═════ GIVEN RECORDS ═════

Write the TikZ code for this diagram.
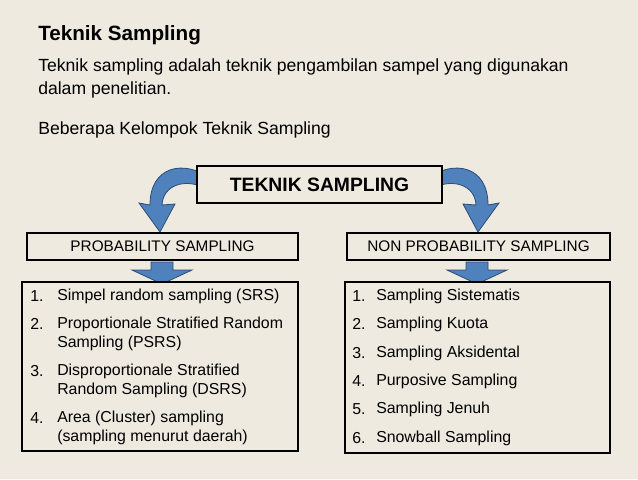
\documentclass[tikz,border=0pt]{standalone}
\usepackage{fontspec}
\setmainfont{Liberation Sans}
\begin{document}
\begin{tikzpicture}[x=0.75pt,y=-0.75pt,
  every node/.style={inner sep=0pt},
  bx/.style={draw=black,line width=0.9pt,fill=bgc},
  txt/.style={anchor=west,font=\fontsize{13.2}{15}\selectfont},
  li/.style={anchor=west,font=\fontsize{11.9}{14}\selectfont},
  barrow/.style={fill=arrb,draw=arrd,line width=0.6pt}]
\definecolor{bgc}{HTML}{EEEAE0}
\definecolor{arrb}{HTML}{4F81BD}
\definecolor{arrd}{HTML}{2C4D75}
\fill[bgc] (0,0) rectangle (638,479);
\useasboundingbox (0,0) rectangle (638,479);
\node[anchor=west,font=\bfseries\fontsize{15.5}{18}\selectfont] (title) at (38,35) {Teknik Sampling};
\node[txt] (l1) at (38,67) {Teknik sampling adalah teknik pengambilan sampel yang digunakan};
\node[txt] (l2) at (38,90) {dalam penelitian.};
\node[txt] (l3) at (38,130) {Beberapa Kelompok Teknik Sampling};
% curved arrows
\path[barrow] (210,178) .. controls (185,160) and (150,165) .. (150,205) -- (139,203) -- (160,232) -- (175,204) -- (162,205) .. controls (163,185) and (185,178) .. (205,188) -- cycle;
\begin{scope}[xshift=638*0.75pt,xscale=-1]
\path[barrow] (210,178) .. controls (185,160) and (150,165) .. (150,205) -- (139,203) -- (160,232) -- (175,204) -- (162,205) .. controls (163,185) and (185,178) .. (205,188) -- cycle;
\end{scope}
\node[bx,minimum width=245*0.75pt,minimum height=37*0.75pt,font=\bfseries\fontsize{14.5}{17}\selectfont] (top) at (319.5,184.5) {TEKNIK SAMPLING};
\node[bx,minimum width=271*0.75pt,minimum height=27*0.75pt,font=\fontsize{11.5}{13}\selectfont] (prob) at (162.5,246.5) {PROBABILITY SAMPLING};
\node[bx,minimum width=263*0.75pt,minimum height=27*0.75pt,font=\fontsize{11.5}{13}\selectfont] (nprob) at (478.5,246.5) {NON PROBABILITY SAMPLING};
% block arrows down
\path[barrow] (151,262) -- (173,262) -- (173,270) -- (192,270) -- (162,284) -- (132,270) -- (151,270) -- cycle;
\path[barrow] (466,262) -- (488,262) -- (488,270) -- (507,270) -- (477,284) -- (447,270) -- (466,270) -- cycle;
\node[bx,minimum width=276*0.75pt,minimum height=169*0.75pt] (lbox) at (160,366.5) {};
\node[bx,minimum width=265*0.75pt,minimum height=171*0.75pt] (rbox) at (477.5,367.5) {};
\foreach \n/\y/\t in {1./296/Simpel random sampling (SRS),
 2./324/Proportionale Stratified Random,/343/Sampling (PSRS),
 3./371/Disproportionale Stratified,/390/Random Sampling (DSRS),
 4./418/Area (Cluster) sampling,/437/(sampling menurut daerah)}{
 \node[li] at (30,\y) {\n}; \node[li] at (57,\y) {\t};}
\foreach \n/\y/\t in {1./296/Sampling Sistematis,2./324/Sampling Kuota,3./353/Sampling Aksidental,4./381/Purposive Sampling,5./409/Sampling Jenuh,6./438/Snowball Sampling}{
 \node[li] at (352,\y) {\n}; \node[li] at (376,\y) {\t};}
\end{tikzpicture}
\end{document}
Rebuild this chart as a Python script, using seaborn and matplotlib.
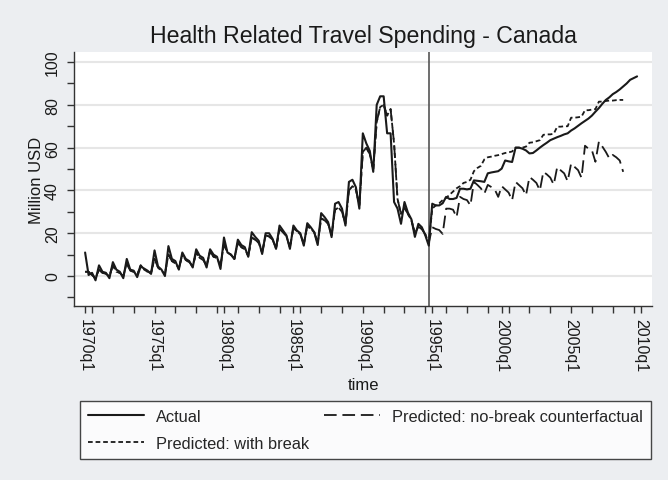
import numpy as np
import pandas as pd
import matplotlib
matplotlib.use("Agg")
import matplotlib.pyplot as plt
from matplotlib.lines import Line2D
import seaborn as sns

# ---------------- data (Stata quarterly index: 1970q1 = 40) ----------------
start_q = 40
break_q = 139

actual = [
    11, 0.5, 1.5, -2,      5, 2, 1.5, -1,        6.5, 3, 2, -1,        8, 3, 2.5, -0.5,
    4.5, 3.5, 2.5, 1,      12, 4.5, 3, 0,        14, 8, 7, 3,          11, 8, 7, 4,
    12.5, 9.5, 8.5, 4,     12.5, 10, 9, 3.3,     18, 11, 10, 8,        17, 14.5, 13.5, 9,
    20.5, 18.3, 16.5, 10.3, 20, 20, 17.4, 12.7,  23.6, 21.3, 19, 12.7, 23.6, 21.3, 20, 14.2,
    24.7, 22.8, 20.5, 14.5, 29.4, 27.5, 25.2, 18.2, 33.8, 34.6, 31.5, 23.6, 44, 45, 41.5, 31.5,
    66.7, 62, 58.5, 48.7,  80, 84, 84, 66.7,     66.7, 34.6, 31.5, 24.4, 34.6, 29.6, 26.5, 18.3,
    24.4, 22.8, 19, 14.2,  33.8, 33, 33, 34,     37, 36, 36, 36.5,     40.8, 40.8, 40.5, 40.8,
    44.7, 44.5, 44.3, 44,  48, 48.4, 48.7, 49,   50.2, 54, 53.6, 53.3, 60, 60, 59.5, 58.7,
    57.3, 57.5, 58.7, 60,  61.2, 62.3, 63.5, 64.2, 64.9, 65.5, 66.2, 66.7, 68, 69, 70.2, 71.4,
    72.5, 73.6, 75, 76.8,  78.5, 80.5, 82.3, 83.5, 85, 86, 87.2, 88.6, 90, 91.7, 92.5, 93.3,
]

pred_pre = [
    2, 2, 0.5, -1,         3, 1.5, 1, 0,         5, 2, 1.5, 0,         6, 2.5, 2, 0.5,
    5, 3, 2, 1.5,          8, 4, 2.5, 1,         10, 7, 6, 3.5,        10, 7.5, 6.5, 4.5,
    11, 8.5, 7.5, 5,       11.5, 9, 8.5, 5,      15, 11, 10, 8,        15.5, 13.5, 12.5, 9.5,
    18, 17, 15.5, 11,      19, 18.5, 17, 13,     22, 20.5, 18.5, 13.5, 22.5, 21, 19.5, 15,
    23.5, 22, 20.5, 15.5,  27, 26, 24.5, 19,     31, 32, 30, 24.5,     40, 42, 40.5, 33,
    58, 60, 57, 50,        72, 79, 80, 75,       78, 62, 36, 29,       32, 29, 26, 20,
    23, 22, 19.5, 15.5,
]

pred_break_post = [
    31.5, 33, 34, 35.5,    36.5, 38, 39.5, 41,   42, 43.5, 44, 45,     49, 50.5, 51.5, 54.5,
    55.5, 55.8, 56.2, 56.5, 57, 57.5, 57.8, 58.2, 60, 60, 60, 60.5,    62.3, 62.5, 63, 63.5,
    66, 66.2, 66.2, 66.5,  69.8, 69.8, 70, 70,   74, 74, 74.2, 74.5,   77.5, 77.5, 77.8, 78,
    81.5, 81.5, 81.8, 82,  82, 82.2, 82.3, 82.3,
]

pred_nobreak_post = [
    22.8, 22, 21.5, 19.7,  31.5, 31.5, 31, 27.5, 37, 36, 35.5, 33,     44, 42.6, 41, 38.5,
    42.6, 41.6, 40.5, 37,  42, 40.5, 39, 35.4,   44, 42.5, 41, 37.7,   46.3, 45, 43.5, 40,
    48.7, 47.5, 46, 42.7,  51, 49.4, 48, 44.3,   52.6, 51, 49.5, 45.9, 60.9, 59.5, 58.7, 53.4,
    62.8, 60.5, 58, 55,    56.6, 55.5, 54, 48.7,
]

major_x = [40, 60, 80, 100, 120, 140, 160, 180, 200]
major_x_labels = ["1970q1", "1975q1", "1980q1", "1985q1", "1990q1",
                  "1995q1", "2000q1", "2005q1", "2010q1"]
minor_x = list(range(42, 204, 6))
major_y = [0, 20, 40, 60, 80, 100]
minor_y = [-10, 10, 30, 50, 70, 90]

title = "Health Related Travel Spending - Canada"
lab_actual = "Actual"
lab_break = "Predicted: with break"
lab_nobreak = "Predicted: no-break counterfactual"

# ---------------- build frames ----------------
q_actual = start_q + np.arange(len(actual))
pred_break = pred_pre + pred_break_post
pred_nobreak = pred_pre + pred_nobreak_post
q_pred = start_q + np.arange(len(pred_break))
df_a = pd.DataFrame({"time": q_actual, "value": actual})
df_b = pd.DataFrame({"time": q_pred, "value": pred_break})
df_n = pd.DataFrame({"time": q_pred, "value": pred_nobreak})

# ---------------- style ----------------
sns.set_theme(style="white")
plt.rcParams['font.family'] = ['Liberation Sans', 'DejaVu Sans']
bg = "#eceef1"
W, H = 668, 481
fig = plt.figure(figsize=(W / 100, H / 100), dpi=100, facecolor=bg)
ax = fig.add_axes([74 / W, 1 - 307 / H, (652 - 74) / W, (307 - 53) / H])
ax.set_facecolor("white")

ink = "#1a1a1a"
ls_nobreak = (0, (7, 3.2))
ls_break = (0, (2.6, 1.6))

sns.lineplot(data=df_a, x="time", y="value", ax=ax, color=ink, lw=1.5, legend=False)
sns.lineplot(data=df_n, x="time", y="value", ax=ax, color=ink, lw=1.3,
             linestyle=ls_nobreak, legend=False)
sns.lineplot(data=df_b, x="time", y="value", ax=ax, color=ink, lw=1.3,
             linestyle=ls_break, legend=False)

ax.axvline(break_q, color="#555555", lw=1.2, zorder=1)

ax.set_xlim(36.8, 203.3)
ax.set_ylim(-14, 104.7)

ax.set_xticks(major_x)
ax.set_xticklabels(major_x_labels, rotation=270, fontsize=11.5)
ax.set_xticks(minor_x, minor=True)
ax.set_yticks(major_y)
ax.set_yticklabels([str(v) for v in major_y], rotation=90, va="center", fontsize=11.5)
ax.set_yticks(minor_y, minor=True)

ax.tick_params(axis="both", which="both", direction="out", length=5, width=1,
               color="#333333", labelcolor=ink, bottom=True, left=True,
               top=False, right=False)
ax.tick_params(axis="x", which="major", pad=4)
ax.tick_params(axis="y", which="major", pad=5)

ax.yaxis.grid(True, which="major", color="#e6e6e6", lw=1.5)
ax.xaxis.grid(False)
ax.set_axisbelow(True)

for s in ["top", "right"]:
    ax.spines[s].set_visible(False)
for s in ["left", "bottom"]:
    ax.spines[s].set_color("#333333")
    ax.spines[s].set_linewidth(1)

ax.set_xlabel("")
ax.set_ylabel("Million USD", fontsize=12, color=ink, labelpad=1)

fig.text(363 / W, 1 - 37 / H, title, ha="center", va="center", fontsize=16.7, color=ink)
fig.text(363 / W, 1 - 386 / H, "time", ha="center", va="center", fontsize=12, color=ink)

handles = [
    Line2D([], [], color=ink, lw=1.5),
    Line2D([], [], color=ink, lw=1.3, linestyle=ls_break),
    Line2D([], [], color=ink, lw=1.3, linestyle=ls_nobreak),
]
leg = fig.legend(handles, [lab_actual, lab_break, lab_nobreak], ncol=2,
                 loc="upper left", bbox_to_anchor=(80 / W, 1 - 402 / H),
                 frameon=True, fancybox=False, fontsize=11.8, handlelength=3.4,
                 handletextpad=0.75, columnspacing=0.9, labelspacing=0.7,
                 borderpad=0.5, borderaxespad=0)
leg.get_frame().set_edgecolor(ink)
leg.get_frame().set_linewidth(1)
leg.get_frame().set_facecolor("white")

fig.savefig("out.png", dpi=100, facecolor=bg)
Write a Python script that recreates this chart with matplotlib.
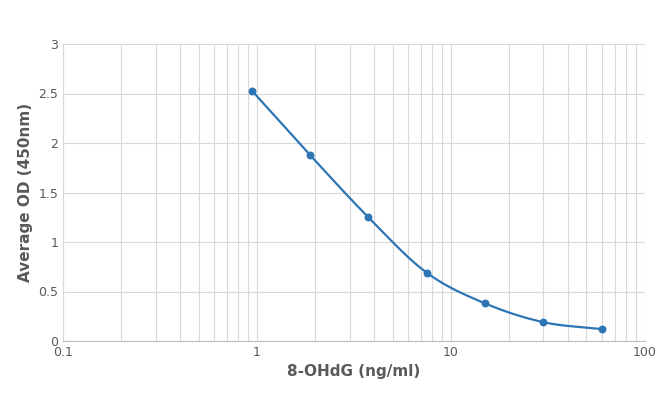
import numpy as np
import matplotlib
matplotlib.use("Agg")
import matplotlib.pyplot as plt

conc = [0.94, 1.875, 3.75, 7.5, 15, 30, 60]
od = [2.53, 1.88, 1.25, 0.69, 0.38, 0.19, 0.12]

def catmull(x, y, n=30):
    x = np.asarray(x, float); y = np.asarray(y, float)
    px = np.concatenate([[2*x[0]-x[1]], x, [2*x[-1]-x[-2]]])
    py = np.concatenate([[2*y[0]-y[1]], y, [2*y[-1]-y[-2]]])
    ox, oy = [], []
    t = np.linspace(0, 1, n)
    for i in range(1, len(px)-2):
        for arr, out in ((px, ox), (py, oy)):
            p0, p1, p2, p3 = arr[i-1:i+3]
            out.extend(0.5*((2*p1) + (-p0+p2)*t + (2*p0-5*p1+4*p2-p3)*t**2 + (-p0+3*p1-3*p2+p3)*t**3))
    return np.array(ox), np.array(oy)

fig = plt.figure(figsize=(6.71, 4.0), dpi=100)
ax = fig.add_axes([0.094, 0.1475, 0.867, 0.7425])
lx, ly = catmull(np.log10(conc), od)
ax.plot(10**lx, ly, color="#2E75B6", lw=1.6)
ax.scatter(conc, od, color="#2E75B6", s=22, zorder=3)
ax.set_xscale("log")
ax.set_xlim(0.1, 100)
ax.set_ylim(0, 3)
ax.set_yticks(np.arange(0, 3.01, 0.5))
ax.set_yticklabels(["0", "0.5", "1", "1.5", "2", "2.5", "3"])
ax.set_xticks([0.1, 1, 10, 100])
ax.set_xticklabels(["0.1", "1", "10", "100"])
ax.grid(True, which="both", axis="x", color="#D9D9D9", lw=0.8)
ax.grid(True, which="major", axis="y", color="#D9D9D9", lw=0.8)
ax.tick_params(which="both", length=0, labelsize=9, colors="#595959")
for s in ["top", "right"]:
    ax.spines[s].set_visible(False)
ax.spines["left"].set_color("#D9D9D9")
ax.spines["bottom"].set_color("#BFBFBF")
ax.set_xlabel("8-OHdG (ng/ml)", fontsize=11, fontweight="bold", color="#595959")
ax.set_ylabel("Average OD (450nm)", fontsize=11, fontweight="bold", color="#595959")
ax.set_axisbelow(True)
fig.savefig("out.png", dpi=100)
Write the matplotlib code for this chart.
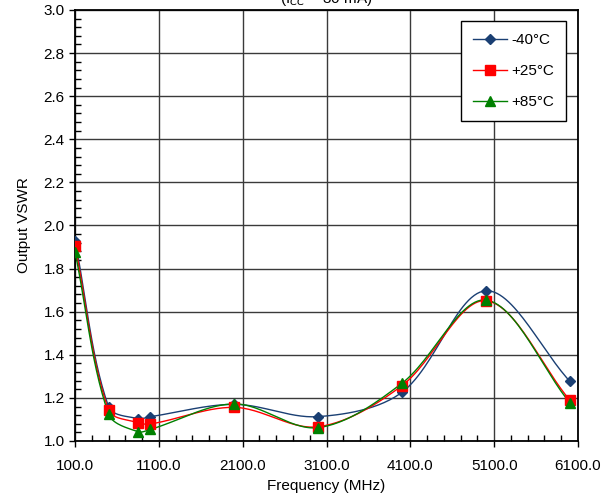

═════

**SHORT EXERCISE:**
Gather up the lines that contain the word "code".

**FULL OUTPUT:**
Write the TikZ code for this diagram.
Write the matplotlib code for this chart.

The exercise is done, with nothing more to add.